The second issue is a harder one to define, let alone argue against. It’s easy to say the Academy Awards are unimportant. To us as an audience they basically are. They’re a good excuse to get together, have a drink and argue about what should have made the cut. But they’re also endemic of an industry. The diversity of the nominees should be as important to us as the diversity of any group or organization. They reflect a societal attitude. And, as pure consumers of art, the success of diverse voices is a boon.

No medium has gotten worse by including more diverse stories or viewpoints.

Personally I’m tired of black voices being left out of the conversation. This year saw a number of works by black artists being almost completely ignored: high-profile movies like Straight Outta Compton, Creed and Concussion as well as smaller-profile movies like Tangerine, Chi-raq and Beasts of No Nation. I was disappointed that diverse talents like Ryan Coogler and Michael B. Jordan didn’t get nominated. I was especially upset that Idris Elba was snubbed, like I’m upset every year there’s an Idris Elba performance and he’s snubbed.

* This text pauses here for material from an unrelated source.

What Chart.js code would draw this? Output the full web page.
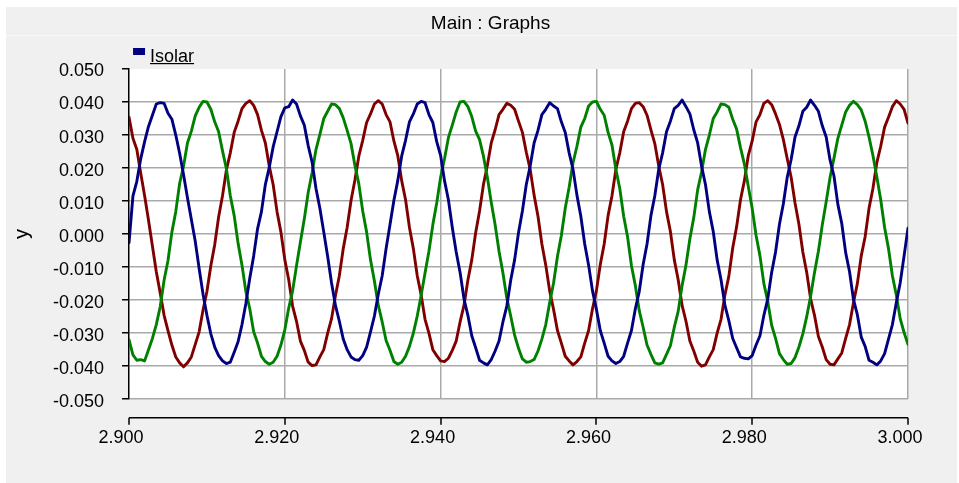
<!DOCTYPE html>
<html>
<head>
<meta charset="utf-8">
<script src="https://cdn.jsdelivr.net/npm/chart.js@4/dist/chart.umd.min.js"></script>
<style>
  html, body { margin: 0; padding: 0; background: #ffffff; }
  canvas { display: block; }
</style>
</head>
<body>
<canvas id="graph" width="959" height="483"></canvas>
<script>
// Sampling grid of the trace: 2.900 s to 3.000 s, one sample every 0.5 ms
const T_START = 2.9;
const T_STEP = 0.0005;

// Phase currents (A), one value per sample
const phaseA = [
  -0.0026, 0.0115, 0.0160, 0.0228, 0.0280, 0.0326, 0.0360, 0.0394, 0.0398, 0.0396,
  0.0366, 0.0348, 0.0300, 0.0244, 0.0180, 0.0110, 0.0044, -0.0022, -0.0104, -0.0182,
  -0.0246, -0.0302, -0.0342, -0.0368, -0.0384, -0.0392, -0.0388, -0.0358, -0.0326, -0.0274,
  -0.0210, -0.0134, -0.0066, 0.0016, 0.0068, 0.0150, 0.0202, 0.0264, 0.0310, 0.0356,
  0.0382, 0.0386, 0.0406, 0.0394, 0.0358, 0.0330, 0.0268, 0.0218, 0.0138, 0.0078,
  0.0006, -0.0068, -0.0148, -0.0216, -0.0264, -0.0318, -0.0350, -0.0372, -0.0380, -0.0382,
  -0.0368, -0.0342, -0.0296, -0.0248, -0.0182, -0.0126, -0.0044, 0.0028, 0.0102, 0.0162,
  0.0236, 0.0284, 0.0340, 0.0364, 0.0394, 0.0402, 0.0398, 0.0362, 0.0338, 0.0280,
  0.0238, 0.0162, 0.0104, 0.0020, -0.0054, -0.0116, -0.0196, -0.0246, -0.0308, -0.0344,
  -0.0382, -0.0390, -0.0396, -0.0380, -0.0354, -0.0324, -0.0266, -0.0218, -0.0140, -0.0078,
  0.0004, 0.0070, 0.0150, 0.0206, 0.0276, 0.0314, 0.0362, 0.0378, 0.0398, 0.0388,
  0.0380, 0.0340, 0.0308, 0.0246, 0.0196, 0.0118, 0.0054, -0.0030, -0.0094, -0.0172,
  -0.0228, -0.0292, -0.0330, -0.0370, -0.0384, -0.0392, -0.0386, -0.0370, -0.0330, -0.0292,
  -0.0226, -0.0174, -0.0092, -0.0030, 0.0056, 0.0116, 0.0196, 0.0246, 0.0310, 0.0342,
  0.0380, 0.0390, 0.0406, 0.0386, 0.0364, 0.0316, 0.0276, 0.0206, 0.0150, 0.0068,
  0.0008, -0.0078, -0.0138, -0.0216, -0.0262, -0.0316, -0.0344, -0.0372, -0.0376, -0.0378,
  -0.0368, -0.0336, -0.0308, -0.0246, -0.0196, -0.0116, -0.0054, 0.0030, 0.0092, 0.0172,
  0.0226, 0.0294, 0.0328, 0.0372, 0.0384, 0.0406, 0.0390, 0.0372, 0.0328, 0.0294,
  0.0224, 0.0176, 0.0090, 0.0032, -0.0056, -0.0114, -0.0198, -0.0244, -0.0312, -0.0340,
  -0.0382, -0.0388, -0.0396, -0.0384, -0.0362, -0.0318, -0.0274, -0.0208, -0.0148, -0.0066,
  0.0018
];

const phaseB = [
  -0.0320, -0.0366, -0.0382, -0.0380, -0.0384, -0.0350, -0.0316, -0.0274, -0.0220, -0.0140,
  -0.0080, 0.0006, 0.0068, 0.0154, 0.0206, 0.0276, 0.0312, 0.0358, 0.0384, 0.0402,
  0.0400, 0.0378, 0.0340, 0.0310, 0.0252, 0.0198, 0.0116, 0.0056, -0.0028, -0.0094,
  -0.0174, -0.0226, -0.0296, -0.0330, -0.0370, -0.0386, -0.0394, -0.0388, -0.0370, -0.0336,
  -0.0290, -0.0224, -0.0172, -0.0096, -0.0024, 0.0046, 0.0126, 0.0186, 0.0256, 0.0302,
  0.0350, 0.0372, 0.0394, 0.0392, 0.0380, 0.0352, 0.0314, 0.0274, 0.0208, 0.0152,
  0.0070, 0.0006, -0.0078, -0.0142, -0.0216, -0.0266, -0.0322, -0.0352, -0.0386, -0.0394,
  -0.0388, -0.0370, -0.0340, -0.0300, -0.0248, -0.0186, -0.0118, -0.0052, 0.0028, 0.0094,
  0.0172, 0.0228, 0.0292, 0.0330, 0.0370, 0.0400, 0.0402, 0.0386, 0.0356, 0.0312,
  0.0286, 0.0236, 0.0172, 0.0096, 0.0028, -0.0052, -0.0118, -0.0194, -0.0248, -0.0306,
  -0.0346, -0.0378, -0.0388, -0.0386, -0.0380, -0.0354, -0.0318, -0.0274, -0.0208, -0.0148,
  -0.0068, -0.0004, 0.0078, 0.0142, 0.0216, 0.0266, 0.0324, 0.0350, 0.0388, 0.0400,
  0.0402, 0.0378, 0.0360, 0.0308, 0.0270, 0.0196, 0.0138, 0.0054, -0.0008, -0.0096,
  -0.0156, -0.0232, -0.0282, -0.0336, -0.0364, -0.0390, -0.0394, -0.0390, -0.0364, -0.0338,
  -0.0282, -0.0234, -0.0156, -0.0094, -0.0014, 0.0050, 0.0134, 0.0188, 0.0256, 0.0300,
  0.0350, 0.0370, 0.0394, 0.0392, 0.0384, 0.0348, 0.0318, 0.0262, 0.0212, 0.0144,
  0.0078, -0.0004, -0.0066, -0.0150, -0.0204, -0.0276, -0.0316, -0.0362, -0.0380, -0.0394,
  -0.0392, -0.0374, -0.0342, -0.0302, -0.0250, -0.0188, -0.0116, -0.0052, 0.0028, 0.0098,
  0.0172, 0.0230, 0.0290, 0.0330, 0.0370, 0.0390, 0.0402, 0.0392, 0.0376, 0.0342,
  0.0294, 0.0238, 0.0174, 0.0104, 0.0020, -0.0044, -0.0126, -0.0184, -0.0256, -0.0298,
  -0.0334
];

const phaseC = [
  0.0354, 0.0290, 0.0256, 0.0184, 0.0116, 0.0042, -0.0036, -0.0114, -0.0178, -0.0246,
  -0.0292, -0.0336, -0.0372, -0.0390, -0.0402, -0.0390, -0.0372, -0.0334, -0.0296, -0.0230,
  -0.0174, -0.0096, -0.0032, 0.0052, 0.0116, 0.0194, 0.0246, 0.0308, 0.0342, 0.0380,
  0.0396, 0.0404, 0.0390, 0.0362, 0.0314, 0.0276, 0.0206, 0.0150, 0.0068, 0.0006,
  -0.0078, -0.0138, -0.0218, -0.0264, -0.0324, -0.0352, -0.0388, -0.0398, -0.0396, -0.0372,
  -0.0350, -0.0300, -0.0256, -0.0186, -0.0126, -0.0044, 0.0020, 0.0102, 0.0164, 0.0236,
  0.0284, 0.0338, 0.0364, 0.0394, 0.0404, 0.0394, 0.0362, 0.0340, 0.0282, 0.0238,
  0.0162, 0.0104, 0.0020, -0.0044, -0.0126, -0.0184, -0.0258, -0.0300, -0.0350, -0.0368,
  -0.0384, -0.0386, -0.0376, -0.0352, -0.0324, -0.0266, -0.0216, -0.0140, -0.0078, 0.0004,
  0.0070, 0.0150, 0.0208, 0.0276, 0.0316, 0.0362, 0.0378, 0.0396, 0.0390, 0.0378,
  0.0342, 0.0308, 0.0248, 0.0196, 0.0118, 0.0054, -0.0030, -0.0094, -0.0172, -0.0228,
  -0.0292, -0.0330, -0.0370, -0.0384, -0.0396, -0.0386, -0.0372, -0.0330, -0.0292, -0.0226,
  -0.0172, -0.0092, -0.0030, 0.0056, 0.0116, 0.0196, 0.0246, 0.0310, 0.0342, 0.0380,
  0.0396, 0.0398, 0.0386, 0.0360, 0.0316, 0.0274, 0.0206, 0.0150, 0.0068, 0.0008,
  -0.0078, -0.0138, -0.0216, -0.0264, -0.0324, -0.0354, -0.0388, -0.0400, -0.0396, -0.0372,
  -0.0350, -0.0300, -0.0258, -0.0184, -0.0128, -0.0042, 0.0022, 0.0104, 0.0162, 0.0238,
  0.0282, 0.0340, 0.0362, 0.0396, 0.0404, 0.0392, 0.0364, 0.0332, 0.0286, 0.0228,
  0.0172, 0.0094, 0.0030, -0.0054, -0.0116, -0.0196, -0.0246, -0.0310, -0.0342, -0.0380,
  -0.0394, -0.0396, -0.0378, -0.0360, -0.0316, -0.0274, -0.0208, -0.0150, -0.0066, -0.0008,
  0.0078, 0.0138, 0.0216, 0.0266, 0.0324, 0.0354, 0.0386, 0.0404, 0.0394, 0.0378,
  0.0336
];

const TITLE = 'Main : Graphs';
const SERIES_NAME = 'Isolar';
const Y_TITLE = 'y';

const FONT = "'Liberation Sans', Arial, sans-serif";

function toPoints(values) {
  return values.map((v, i) => ({ x: T_START + i * T_STEP, y: v }));
}

// Panel backgrounds, window title, detached x axis and the single-entry legend
const framePlugin = {
  id: 'frame',
  beforeDraw(chart) {
    const { ctx, chartArea: a, width, height } = chart;
    ctx.save();
    ctx.fillStyle = '#ffffff';
    ctx.fillRect(0, 0, width, height);
    ctx.fillStyle = '#f0f0f0';
    ctx.fillRect(6, 7, width - 8, height - 7);
    ctx.fillStyle = '#fafafa';
    ctx.fillRect(6, 35, width - 8, 1);
    ctx.fillStyle = '#ffffff';
    ctx.fillRect(a.left, a.top, a.right - a.left, a.bottom - a.top);

    ctx.font = '19px ' + FONT;
    ctx.fillStyle = '#000000';
    ctx.textAlign = 'center';
    ctx.textBaseline = 'middle';
    ctx.fillText(TITLE, (6 + width - 2) / 2 + 9, 24);
    ctx.restore();
  },
  afterDraw(chart) {
    const { ctx, chartArea: a, scales } = chart;
    const xs = scales.x;
    const axisY = a.bottom + 18.5;
    ctx.save();
    ctx.strokeStyle = '#000000';
    ctx.lineWidth = 1.5;
    ctx.beginPath();
    ctx.moveTo(a.left, axisY);
    ctx.lineTo(a.right, axisY);
    xs.ticks.forEach(t => {
      const px = Math.round(xs.getPixelForValue(t.value));
      ctx.moveTo(px, axisY);
      ctx.lineTo(px, axisY + 7);
    });
    ctx.stroke();

    // legend entry for the first trace
    const ds = chart.data.datasets[0];
    const bx = a.left + 4, by = a.top - 21;
    ctx.fillStyle = ds.borderColor;
    ctx.fillRect(bx, by, 12, 7);
    ctx.font = '18px ' + FONT;
    ctx.fillStyle = '#000000';
    ctx.textBaseline = 'alphabetic';
    ctx.textAlign = 'left';
    const tx = bx + 17, ty = a.top - 7.5;
    ctx.fillText(ds.label, tx, ty);
    const w = ctx.measureText(ds.label).width;
    ctx.fillRect(tx, ty + 1.5, w, 1.2);
    ctx.restore();
  }
};

new Chart(document.getElementById('graph'), {
  type: 'line',
  data: {
    datasets: [
      { label: SERIES_NAME, data: toPoints(phaseA), borderColor: '#000080' },
      { label: '', data: toPoints(phaseB), borderColor: '#008000' },
      { label: '', data: toPoints(phaseC), borderColor: '#800000' }
    ].map(d => Object.assign(d, {
      borderWidth: 2.9, pointRadius: 0, tension: 0, fill: false,
      borderJoinStyle: 'round', borderCapStyle: 'round'
    }))
  },
  options: {
    responsive: false,
    animation: false,
    devicePixelRatio: 1,
    layout: { padding: { left: 0, right: 51, top: 69, bottom: 5.2 } },
    plugins: {
      legend: { display: false },
      tooltip: { enabled: false },
      title: { display: false }
    },
    scales: {
      x: {
        type: 'linear',
        min: 2.9,
        max: 3.0,
        ticks: {
          stepSize: 0.02,
          callback: v => Number(v).toFixed(3),
          color: '#000000',
          font: { family: FONT, size: 18 },
          padding: 28.5,
          labelOffset: -8,
          maxRotation: 0,
          autoSkip: false
        },
        grid: {
          color: c => (c.tick && c.tick.value <= 2.9001) ? 'rgba(0,0,0,0)' : '#a9a9a9',
          lineWidth: 1.5,
          drawTicks: false
        },
        border: { display: false }
      },
      y: {
        min: -0.05,
        max: 0.05,
        ticks: {
          stepSize: 0.01,
          callback: v => Number(v).toFixed(3),
          color: '#000000',
          font: { family: FONT, size: 18 },
          padding: 18,
          labelOffset: 2.5
        },
        grid: {
          color: c => (c.tick && c.tick.value > 0.0499) ? 'rgba(0,0,0,0)' : '#a9a9a9',
          lineWidth: 1.5,
          tickColor: '#000000',
          tickLength: 7
        },
        border: { color: '#000000', width: 1.5 },
        title: {
          display: true,
          text: Y_TITLE,
          color: '#000000',
          font: { family: FONT, size: 20 },
          padding: { top: 10, bottom: 1 }
        }
      }
    }
  },
  plugins: [framePlugin]
});
</script>
</body>
</html>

And I was damn mad that a bad, bad movie like The Danish Girl earns Eddie Redmayne a nomination and actual trans artists Kitana Kiki Rodriguez and Mya Taylor put in amazing work in Tangerine and were left out of the conversation.

It isn’t an easy issue to talk about and it’s an even harder issue to fix. The onus definitely isn’t on the AMPAS alone. It’s a many-pronged issue that requires movie studios to take the initiative to amplify diverse voices and it requires us, the audience, to seek out their stories.

In 1940, Hattie McDaniel won a best supporting actress Oscar for her performance in Gone With the Wind. At the ceremony she and her guest were made to sit alone at a segregated table.
That was 76 years ago. It’s easy to see why, to some, it feels like yesterday.